At his hotel room in Washington, he had a coughing spell that is believed to have resulted in an internal rupture. At the time, the attack was not believed to be serious and a doctor was called to his side. A few hours later he died.
He had been suffering from high blood pressure and friends and colleagues warned that he should rest more and not work so hard. He was only 50 years old when he died and was just two days shy of his 51st birthday. Some historians believe that he worked himself to an early death.
Riggs was from Orangeburg, S.C. and graduated from Auburn. He also did his graduate work there as well. He had a keen interest in S.C. State and ironically the school was in his hometown.
According to an editorial in The State newspaper after his death, he did so much for so many, “His sympathies were not bounded by Clemson’s horizon. Guarding its every interest, Clemson’s staunch and unyielding advocate when a Clemson issue as in college sports was at stake, he respected the missions of the other state colleges perceiving that there is more than enough for all of them to do and holding himself in readiness to cooperate with them.”
The article went on to say that, “South Carolina State has lost in him a friend that it will sorely miss when advice and supervision in installing electrical and other additional equipment are needed.”
Riggs was good friends with S.C. State president, Dr. Robert Shaw Wilkinson, a Charleston native and professor of physics at the college. Wilkinson’s 21-year administration witnessed an increase in faculty and student enrollment, an established income from both federal and state sources, an expansion in the building program, a cooperative working relationship with Clemson College and Claflin University.
Riggs had a great interest in the education of African-Americans and helped Wilkinson and S.C. State. Riggs would also present S.C. State’s budget and needs to the state legislature and would try to get more funds for the school.
During the development of S.C. State, Riggs helped design the infrastructure of the Orangeburg, S.C. school in his spare time and free of charge. This included electrical plans as well as utilities such as water, heat, and sewage as the school developed. He was also an advisor and friend to the school. Riggs also helped S.C. State develop an extension service that mirrored Clemson’s department to help African-American farmers and their families.
The President, the faculty, and student body of S.C. State passed a resolution after the death of President Riggs. It read in part, “We the president, faculty and student body of S.C. State having heard with profound regret the unexpected death of President Walter M. Riggs of Clemson College, our sister institution, desire to add our tribute of honor to his memory; to express our admiration for his ability, his high character, his efficient and invaluable service to all the people and place on record this testimony of our deep sorrow at the loss of our ardent friend, trusted adviser and faithful counselor.

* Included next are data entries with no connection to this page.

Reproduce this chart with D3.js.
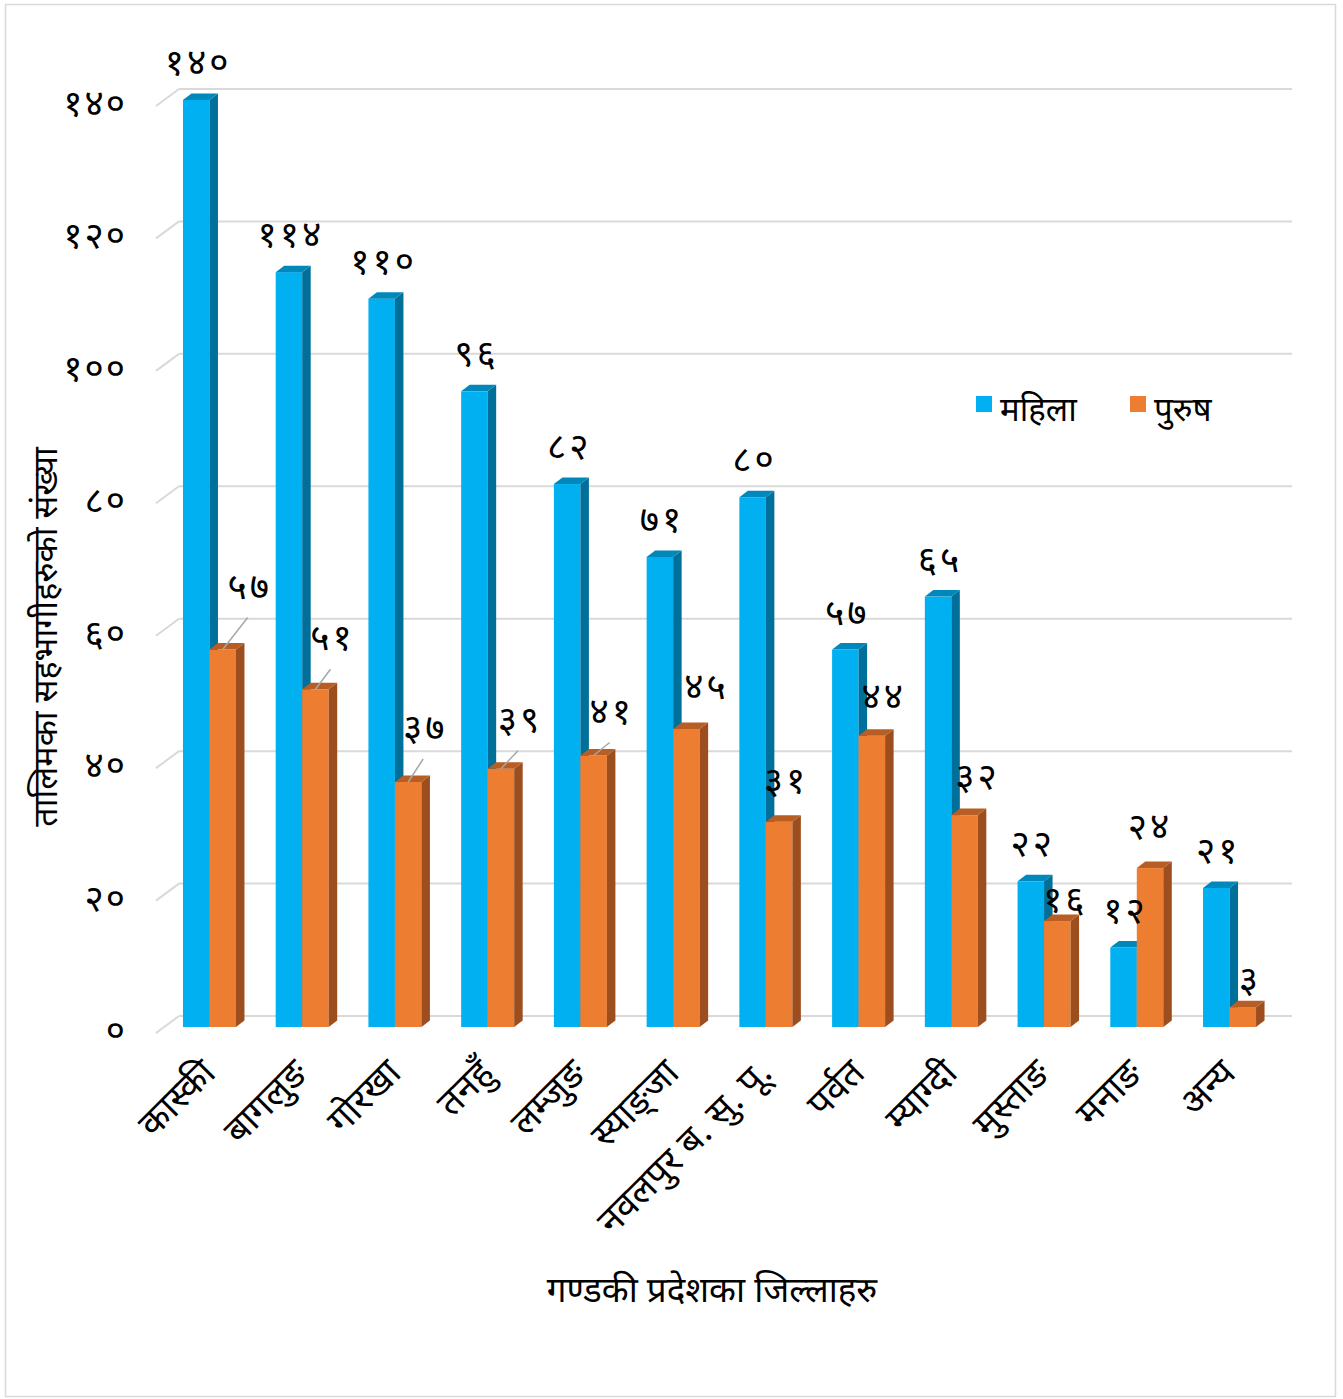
<!DOCTYPE html>
<html><head><meta charset="utf-8">
<script src="https://cdn.jsdelivr.net/npm/d3@7"></script>
<style>
html,body{margin:0;padding:0;background:#fff;}
text{font-family:"Noto Sans Devanagari","Lohit Devanagari","Mangal","Noto Sans",sans-serif;fill:#000;}
</style></head>
<body><svg id="c" width="1343" height="1399"></svg>
<script>
const categories = ["कास्की","बागलुङ","गोरखा","तनहुँ","लम्जुङ","स्याङ्जा","नवलपुर ब. सु. पू.","पर्वत","म्याग्दी","मुस्ताङ","मनाङ","अन्य"];
const women = [140,114,110,96,82,71,80,57,65,22,12,21];
const men = [57,51,37,39,41,45,31,44,32,16,24,3];
const yTicks = [0,20,40,60,80,100,120,140];
const seriesNames = ["महिला","पुरुष"];
const yTitle = "तालिमका सहभागीहरुको संख्या";
const xTitle = "गण्डकी प्रदेशका जिल्लाहरु";
// layout nudges for the men data labels (dx, dy from bar top centre)
const menLabelNudge = [[27,-63],[17,-51],[17,-54],[19,-49],[18,-44],[20,-42],[7,-41],[12,-39],[13,-38],[8,-21],[0,-41],[7,-27]];
const menLeader = [1,1,1,1,1,0,0,0,0,0,0,0];

const nep = s => String(s).replace(/[0-9]/g, d => "०१२३४५६७८९"[+d]);

const svg = d3.select("#c");
svg.append("rect").attr("x",5.5).attr("y",4.5).attr("width",1330).attr("height",1392)
  .attr("fill","#fff").attr("stroke","#d9d9d9").attr("stroke-width",1.5);

const y = d3.scaleLinear().domain([0,140]).range([1027,100]);
const x = d3.scaleBand().domain(categories).range([163.1,1275.9]).padding(0);
const bw = 26.5, dX = 8.5, dY = -6.5;
const wallDx = 23, wallDy = -11;
const numSize = 37;

const g = svg.append("g");
yTicks.forEach(t=>{
  const yy = y(t);
  g.append("line").attr("x1",156).attr("y1",yy+6).attr("x2",156+wallDx).attr("y2",yy+wallDy)
    .attr("stroke","#d9d9d9").attr("stroke-width",2);
  g.append("line").attr("x1",156+wallDx).attr("y1",yy+wallDy).attr("x2",1292).attr("y2",yy+wallDy)
    .attr("stroke","#d9d9d9").attr("stroke-width",2);
  svg.append("text").attr("x",127).attr("y",yy+7).attr("text-anchor","end")
    .attr("dominant-baseline","central").attr("font-size",numSize).attr("letter-spacing",2).text(nep(t));
});

function bar3d(x0, v, cols){
  const top = y(v), bot = y(0);
  const gb = svg.append("g");
  gb.append("rect").attr("x",x0).attr("y",top).attr("width",bw).attr("height",bot-top).attr("fill",cols[0]);
  gb.append("path").attr("d",`M${x0+bw},${top}L${x0+bw+dX},${top+dY}L${x0+bw+dX},${bot+dY}L${x0+bw},${bot}Z`).attr("fill",cols[1]);
  gb.append("path").attr("d",`M${x0},${top}L${x0+dX},${top+dY}L${x0+bw+dX},${top+dY}L${x0+bw},${top}Z`).attr("fill",cols[2]);
}
const blueC = ["#00B0F0","#006F99","#0088BC"];
const orC = ["#ED7D31","#9C4E1E","#B85E24"];

categories.forEach((c,i)=>{
  const cx = x(c) + x.bandwidth()/2;
  bar3d(cx-bw, women[i], blueC);
  bar3d(cx, men[i], orC);
});

categories.forEach((c,i)=>{
  const cx = x(c) + x.bandwidth()/2;
  const bcx = cx - bw/2 + 2, ocx = cx + bw/2;
  svg.append("text").attr("x",bcx).attr("y",y(women[i])-34).attr("text-anchor","middle")
    .attr("dominant-baseline","central").attr("font-size",numSize).attr("letter-spacing",3).text(nep(women[i]));
  const [ndx,ndy] = menLabelNudge[i];
  if(menLeader[i]){
    svg.append("line").attr("x1",ocx).attr("y1",y(men[i])).attr("x2",ocx+ndx-2).attr("y2",y(men[i])+ndy+31)
      .attr("stroke","#a6a6a6").attr("stroke-width",1.5);
  }
  svg.append("text").attr("x",ocx+ndx).attr("y",y(men[i])+ndy+3).attr("text-anchor","middle")
    .attr("dominant-baseline","central").attr("font-size",numSize).attr("letter-spacing",3).text(nep(men[i]));
  svg.append("text").attr("transform",`translate(${cx+8},${1075}) rotate(-45)`).attr("text-anchor","end")
    .attr("font-size",37).text(c);
});

svg.append("text").attr("transform","translate(57,637) rotate(-90)").attr("text-anchor","middle")
  .attr("font-size",34).text(yTitle);
svg.append("text").attr("x",712).attr("y",1302).attr("text-anchor","middle").attr("font-size",35).text(xTitle);

const lg = svg.append("g");
[[976,1000,"#00B0F0"],[1130,1154,"#ED7D31"]].forEach((d,i)=>{
  lg.append("rect").attr("x",d[0]).attr("y",396).attr("width",16).attr("height",16).attr("fill",d[2]);
  lg.append("text").attr("x",d[1]).attr("y",412).attr("dominant-baseline","central").attr("font-size",33).text(seriesNames[i]);
});
</script></body></html>
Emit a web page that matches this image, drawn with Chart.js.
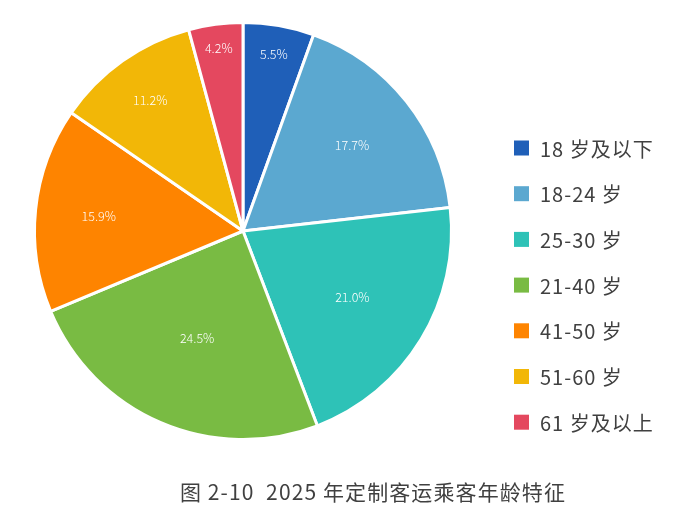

“This institution, its supporters and patrons, feel a special loss in the death of President Riggs because of his keen and sympathetic interest in our work consistently demonstrated though many years and on all occasions. We have sustained an irreparable loss in the sudden taking away of an honest and effective friend, who held their sincere regard and confidence.”
There is no doubt that Clemson and the state of South Carolina suffered as a result of the death of Walter Merritt Riggs. He was loved by many and was a friend to all people.